Solicitors Can Be Friends As Well As Advisers In Troubling Times

Solicitors Can Be Friends As Well As Advisers In Troubling Times

Solicitors often act as a steadying influence when you are most vulnerable and will advise on the decisions you make that are not as sound as you think as the following case shows, where a wealthy financier was terminally ill and wanted to give £5 million to a girlfriend.

The girlfriend had been well looked after by the terminally ill financier, he had purchased a flat for her and was giving her an allowance of £10,000 a month. He was older than her by some 30 years and had an offshore trust of approximately £30 million, he knew that he had a terminal illness so spoke to his solicitor about the gift of £5 million.

The trustees were not happy and they had a lot of discretion regarding payments and had to consider the other people who were to benefit, not least the man’s children.
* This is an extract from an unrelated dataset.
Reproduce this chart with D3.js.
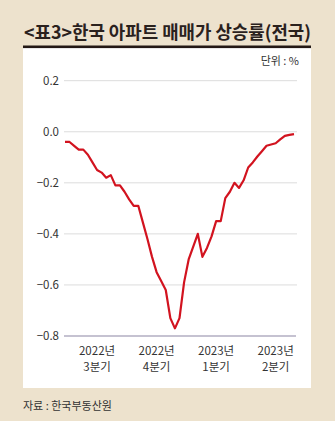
<!DOCTYPE html>
<html>
<head>
<meta charset="utf-8">
<script src="https://cdn.jsdelivr.net/npm/d3@7"></script>
<style>
  html, body { margin: 0; padding: 0; background: #ede2cd; }
  svg { display: block; }
  text { font-family: "Noto Sans CJK KR", "Noto Sans", sans-serif; }
</style>
</head>
<body>
<div id="chart"></div>
<script>
// 주간 아파트 매매가 상승률 (2022년 7월 ~ 2023년 6월), 단위 %
var weeks = d3.range(0, 51);
var values = [
  -0.04, -0.04, -0.055, -0.07, -0.07, -0.09, -0.12, -0.15, -0.16, -0.18,
  -0.17, -0.21, -0.21, -0.235, -0.265, -0.29, -0.29, -0.355, -0.42, -0.49,
  -0.55, -0.585, -0.62, -0.73, -0.77, -0.73, -0.59, -0.50, -0.45, -0.40,
  -0.49, -0.455, -0.41, -0.35, -0.35, -0.26, -0.235, -0.20, -0.22, -0.19,
  -0.14, -0.12, -0.097, -0.076, -0.055, -0.05, -0.045, -0.03, -0.016, -0.012,
  -0.009
];
var yTicks = [0.2, 0.0, -0.2, -0.4, -0.6, -0.8];
var quarterPos = [7, 20, 33, 46];
var quarterYear = ["2022년", "2022년", "2023년", "2023년"];
var quarterName = ["3분기", "4분기", "1분기", "2분기"];

var width = 335, height = 421;
var svg = d3.select("#chart").append("svg")
    .attr("width", width)
    .attr("height", height);

// 배경
svg.append("rect").attr("width", width).attr("height", height).attr("fill", "#ede2cd");

// 제목
svg.append("text")
    .attr("x", 24).attr("y", 39)
    .attr("textLength", 287)
    .attr("lengthAdjust", "spacingAndGlyphs")
    .style("font-size", "18px")
    .style("font-weight", "bold")
    .attr("fill", "#2a211d")
    .text("<표3>한국 아파트 매매가 상승률(전국)");

// 흰 패널
svg.append("rect")
    .attr("x", 23).attr("y", 47)
    .attr("width", 288).attr("height", 341)
    .attr("fill", "#ffffff");
svg.append("rect")
    .attr("x", 23).attr("y", 45.5)
    .attr("width", 288).attr("height", 2.6)
    .attr("fill", "#231815");

svg.append("text")
    .attr("x", 299).attr("y", 65)
    .attr("text-anchor", "end")
    .style("font-size", "11px")
    .attr("fill", "#333")
    .text("단위 : %");

var x = d3.scaleLinear().domain([0, 50]).range([65, 294]);
var y = d3.scaleLinear().domain([-0.8, 0.2]).range([336, 80.7]);

// 격자선
svg.append("g")
    .selectAll("line")
    .data(yTicks.filter(function (d) { return d > -0.8; }))
    .enter().append("line")
    .attr("x1", 64).attr("x2", 297)
    .attr("y1", function (d) { return y(d); })
    .attr("y2", function (d) { return y(d); })
    .attr("stroke", "#dcdcdc")
    .attr("stroke-width", 1);

// 기준선
svg.append("line")
    .attr("x1", 64).attr("x2", 296)
    .attr("y1", y(-0.8)).attr("y2", y(-0.8))
    .attr("stroke", "#8c86a3")
    .attr("stroke-width", 1.2);

// y축 라벨
svg.append("g")
    .selectAll("text")
    .data(yTicks)
    .enter().append("text")
    .attr("x", 59)
    .attr("y", function (d) { return y(d) + 4; })
    .attr("text-anchor", "end")
    .style("font-size", "11.5px")
    .attr("fill", "#333")
    .text(function (d) { return d3.format(".1f")(d).replace("-", "\u2212"); });

// x축 라벨
var xl = svg.append("g")
    .selectAll("text")
    .data(quarterPos)
    .enter().append("text")
    .attr("text-anchor", "middle")
    .style("font-size", "11.5px")
    .attr("fill", "#333");
xl.append("tspan")
    .attr("x", function (d) { return x(d); })
    .attr("y", 355)
    .text(function (d, i) { return quarterYear[i]; });
xl.append("tspan")
    .attr("x", function (d) { return x(d); })
    .attr("y", 371)
    .text(function (d, i) { return quarterName[i]; });

// 선
var line = d3.line()
    .x(function (d) { return x(d); })
    .y(function (d, i) { return y(values[i]); });
svg.append("path")
    .datum(weeks)
    .attr("d", line)
    .attr("fill", "none")
    .attr("stroke", "#d2131f")
    .attr("stroke-width", 2.2)
    .attr("stroke-linejoin", "round");

// 출처
svg.append("text")
    .attr("x", 23).attr("y", 410)
    .style("font-size", "11px")
    .attr("fill", "#333")
    .text("자료 : 한국부동산원");
</script>
</body>
</html>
They were not happy with the decision to pay the woman and one in particular felt that she was a gold-digger, so they compromised by arranging to pay her in installments of £500,000 over a five-year time span, which would equate to 10 payments.

The trustees reconsidered this decision as they felt the woman was disruptive in the financier’s care arrangements and was having an undue influence on him while receiving excessive financial gain. They decided to stop the payments although two had already been made.

After the man died the woman took the law firm to court arguing that they had not acted in her best interests as she considered that she was a client of theirs even though the financier had used them for many years, it also owed her a duty of care in the financial transactions with the trustees.

The High Court dismissed her claim, and noted that she was a beneficiary only by virtue of the financier’s generosity as she had no claim on his estate. On that basis the law firm had a duty of care to him and exercised it by ensuring the gift to her was challenged and the court praised them for protecting their client’s best interest.